Masterful writing and universal themes to be sure, but she's the right bit old-fashioned.
Jane_Austen

After Shakespeare, Jane Austen is the most widely recognized literary figure today, and in the past thirty years, there has been a seemingly endless stream of TV adaptations, films, books, and events devoted to the English novelist.

The 200th anniversary of Pride and Prejudice was marked last year by the publication of dozens of books, including the much discussed Jane Austen, Game Theorist and Jane Austen’s England, a couple of highly publicized rewritings of her fiction, and even a book of Jane Austen inspired quilts. A huge statue of Colin Firth as Mr. Darcy was erected in the middle of an English lake in tribute of the BBC’s adaptation of Pride and Prejudice, and there were Jane Austen gatherings and other events across England and America.

It is a little odd, perhaps, that a largely egalitarian culture preoccupied with sex and awash with pornography and novels like Fifty Shades of Grey should be so obsessed with feisty but highly moral young women who fall wholesomely in love with handsome, if occasionally rude or naïve gentlemen. Why is she so popular?

One reason, of course, is that Austen is a great writer. She is a gifted stylist—concise, witty, ironic—and a master of the miniature. A realist, she is also ironic, funny, and wise. Her novels were not popular in her (short) lifetime. But she had a devoted following among contemporary and later writers, such as Sir Walter Scott, William Dean Howells, and Katherine Mansfield, and was comparatively popular by the end of the 19th century. Appreciation (or at least awareness) for Austen’s skill has also grown as she began to be studied in college courses with more regularity.

But Austen’s popularity can’t be chalked up to style alone. There are other writers who are just as gifted as Austen but nowhere near as popular. Though I am undoubtedly in the minority, I find Austen’s preoccupation with portraiture occasionally tiresome—the constant sifting of motives, the immaculate dialogues on manners and morals, and the minor losses and victories of fragile aristocratic families. Her novels can be too long; her plots can drag.

The Wall Street Journal noted Austen’s “universal themes”—“love, money, power and status.” One theme the Journal doesn’t mention is personal happiness. Duty and honor are two of the most common themes in literature, and Austen touches on these in her novels, but her characters are overwhelmingly preoccupied with finding happiness. And so are we.

This is not necessarily a bad thing. Aristotle argues that happiness is the only goal in life and that everything we do is in the service of attaining it. Augustine seconds Aristotle, though he adds the caveat that true happiness can only be found in loving God. Our love for other human beings is (or should be) an extension of our love of God, a point with which Austen may have agreed.

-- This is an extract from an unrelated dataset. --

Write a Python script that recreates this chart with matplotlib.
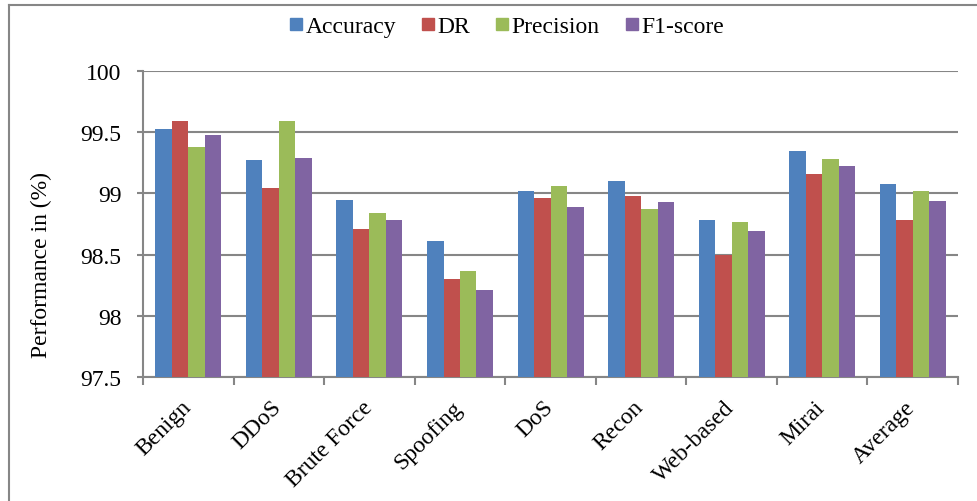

And, of course, another reason for her popularity is nostalgia—nostalgia for the chivalry and dignity of a previous age, imagined or real—a point which has also been largely ignored in last year’s commentary.

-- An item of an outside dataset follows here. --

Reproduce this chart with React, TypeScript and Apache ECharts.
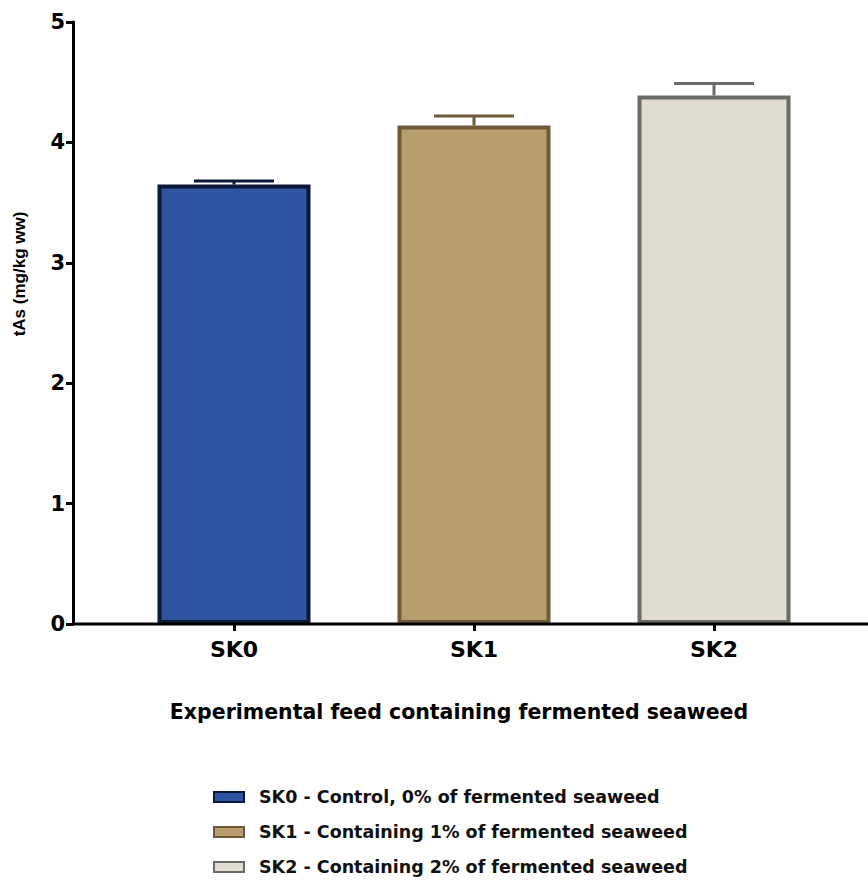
import React, { useEffect, useRef } from "react";
import * as echarts from "echarts";

const categories = ["SK0", "SK1", "SK2"];
const seriesNames = [
  "SK0 - Control, 0% of fermented seaweed",
  "SK1 - Containing 1% of fermented seaweed",
  "SK2 - Containing 2% of fermented seaweed",
];
const means = [3.65, 4.14, 4.39];
const errorTops = [3.68, 4.22, 4.49];
const yTicks = [0, 1, 2, 3, 4, 5];

const fills = ["#2E55A1", "#B89D6E", "#E0DCD2"];
const borders = ["#0B1838", "#6F5A38", "#6A6A67"];

const FONT = "'DejaVu Sans', Arial, sans-serif";
const FONT_Y = "'Liberation Sans', Arial, sans-serif";

export default function App() {
  const ref = useRef<HTMLDivElement>(null);
  useEffect(() => {
    if (!ref.current) return;
    const chart = echarts.init(ref.current, undefined, { renderer: "svg" });
    const barSeries = seriesNames.map((name, i) => ({
      name,
      type: "bar",
      data: categories.map((_, j) => (j === i ? means[i] : "-")),
      barWidth: 153,
      barGap: "-100%",
      itemStyle: { color: fills[i], borderColor: borders[i], borderWidth: 4 },
      z: 2,
    }));
    const errData = categories.map((_, i) => [i, means[i], errorTops[i]]);
    chart.setOption({
      animation: false,
      grid: { left: 114, right: 34, top: 22, bottom: 265 },
      legend: {
        orient: "vertical",
        left: 208,
        top: 781,
        itemWidth: 30,
        itemHeight: 10,
        itemGap: 13,
        icon: "rect",
        textStyle: {
          fontFamily: FONT,
          fontWeight: "bold",
          fontSize: 17.5,
          color: "#111",
          lineHeight: 22,
          padding: [0, 0, 0, 10],
        },
        data: seriesNames,
      },
      xAxis: {
        type: "category",
        data: categories,
        axisLine: { show: false },
        axisTick: { show: true, alignWithLabel: true, length: 7, lineStyle: { color: "#000", width: 3 } },
        axisLabel: { fontFamily: FONT, fontWeight: "bold", fontSize: 22, color: "#000", margin: 14 },
      },
      yAxis: {
        type: "value",
        min: 0,
        max: 5,
        interval: 1,
        offset: 41,
        splitLine: { show: false },
        axisLine: { show: true, lineStyle: { color: "#000", width: 3 } },
        axisTick: { show: true, length: 7, lineStyle: { color: "#000", width: 3 } },
        axisLabel: {
          fontFamily: FONT,
          fontWeight: "bold",
          fontSize: 21,
          color: "#000",
          margin: 8,
          formatter: (v: number) => (yTicks.includes(v) ? String(v) : ""),
        },
      },
      series: [
        ...barSeries,
        {
          type: "custom",
          name: "error",
          z: 5,
          data: errData,
          renderItem: (params: any, api: any) => {
            const idx = api.value(0);
            const base = api.coord([idx, api.value(1)]);
            const top = api.coord([idx, api.value(2)]);
            const color = borders[params.dataIndex];
            const half = 40;
            return {
              type: "group",
              children: [
                {
                  type: "line",
                  shape: { x1: base[0], y1: base[1], x2: top[0], y2: top[1] },
                  style: { stroke: color, lineWidth: 3 },
                },
                {
                  type: "line",
                  shape: { x1: top[0] - half, y1: top[1], x2: top[0] + half, y2: top[1] },
                  style: { stroke: color, lineWidth: 3 },
                },
              ],
            };
          },
        },
      ],
      graphic: [
        {
          type: "line",
          shape: { x1: 72, y1: 624, x2: 868, y2: 624 },
          style: { stroke: "#000", lineWidth: 3 },
          z: 10,
        },
        {
          type: "text",
          x: 19,
          y: 274,
          rotation: Math.PI / 2,
          style: {
            text: "tAs (mg/kg ww)",
            fontFamily: FONT_Y,
            fontWeight: "bold",
            fontSize: 17,
            fill: "#000",
            align: "center",
            verticalAlign: "middle",
          },
        },
        {
          type: "text",
          x: 459,
          y: 712,
          style: {
            text: "Experimental feed containing fermented seaweed",
            fontFamily: FONT,
            fontWeight: "bold",
            fontSize: 20.5,
            fill: "#000",
            align: "center",
            verticalAlign: "middle",
          },
        },
      ],
    });
    return () => chart.dispose();
  }, []);
  return <div ref={ref} style={{ width: 868, height: 889, position: "absolute", left: 0, top: 0 }} />;
}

In Reflections on the Revolution in France, Burke argued that the age of reason would mark the end of the age of chivalry, ushering in a world organized not by tradition but by fear and power. He may have been right in theory, but, as our culture’s obsession with Jane Austen (or “Downton Abbey,” for that matter) suggests, tradition—especially regarding gender roles—may not be so easily thrown off.